Q-data and Representation Theory of Untwisted Quantum Affine Algebras

For a complex finite-dimensional simple Lie algebra $${\mathfrak {g}}$$ , we introduce the notion of Q-datum, which generalizes the notion of a Dynkin quiver with a height function from the viewpoint of Weyl group combinatorics. Using this notion, we develop a unified theory describing the twisted Auslander–Reiten quivers and the twisted adapted classes introduced in Oh and Suh (J Algebra 535(1):53–132, 2019) with an appropriate notion of the generalized Coxeter elements. As a consequence, we obtain a combinatorial formula expressing the inverse of the quantum Cartan matrix of $${\mathfrak {g}}$$ , which generalizes the result of Hernandez and Leclerc (J Reine Angew Math 701:77–126, 2015) in the simply-laced case.
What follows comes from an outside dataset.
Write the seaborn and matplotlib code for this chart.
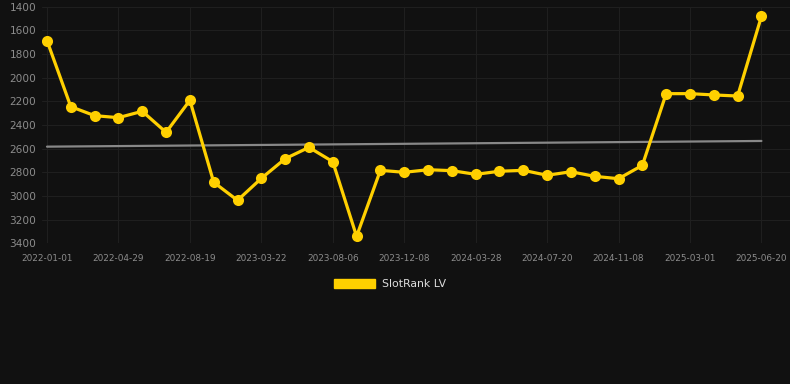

We also find several applications of our combinatorial theory of Q-data to the finite-dimensional representation theory of the untwisted quantum affine algebra of $${\mathfrak {g}}$$ . In particular, in terms of Q-data and the inverse of the quantum Cartan matrix, (i) we give an alternative description of the block decomposition results due to Chari and Moura (Int Math Res Not 5:257–298, 2005) and Kashiwara et al. (Block decomposition for quantum affine algebras by the associated simply-laced root system, 2020. arXiv:2003.03265 ), (ii) we present a unified (partially conjectural) formula of the denominators of the normalized R-matrices between all the Kirillov–Reshetikhin modules, and (iii) we compute the invariants $$\Lambda (V,W)$$ and $$\Lambda ^\infty (V, W)$$ introduced in Kashiwara et al. (Compos Math 156(5):1039–1077, 2020) for each pair of simple modules V and W.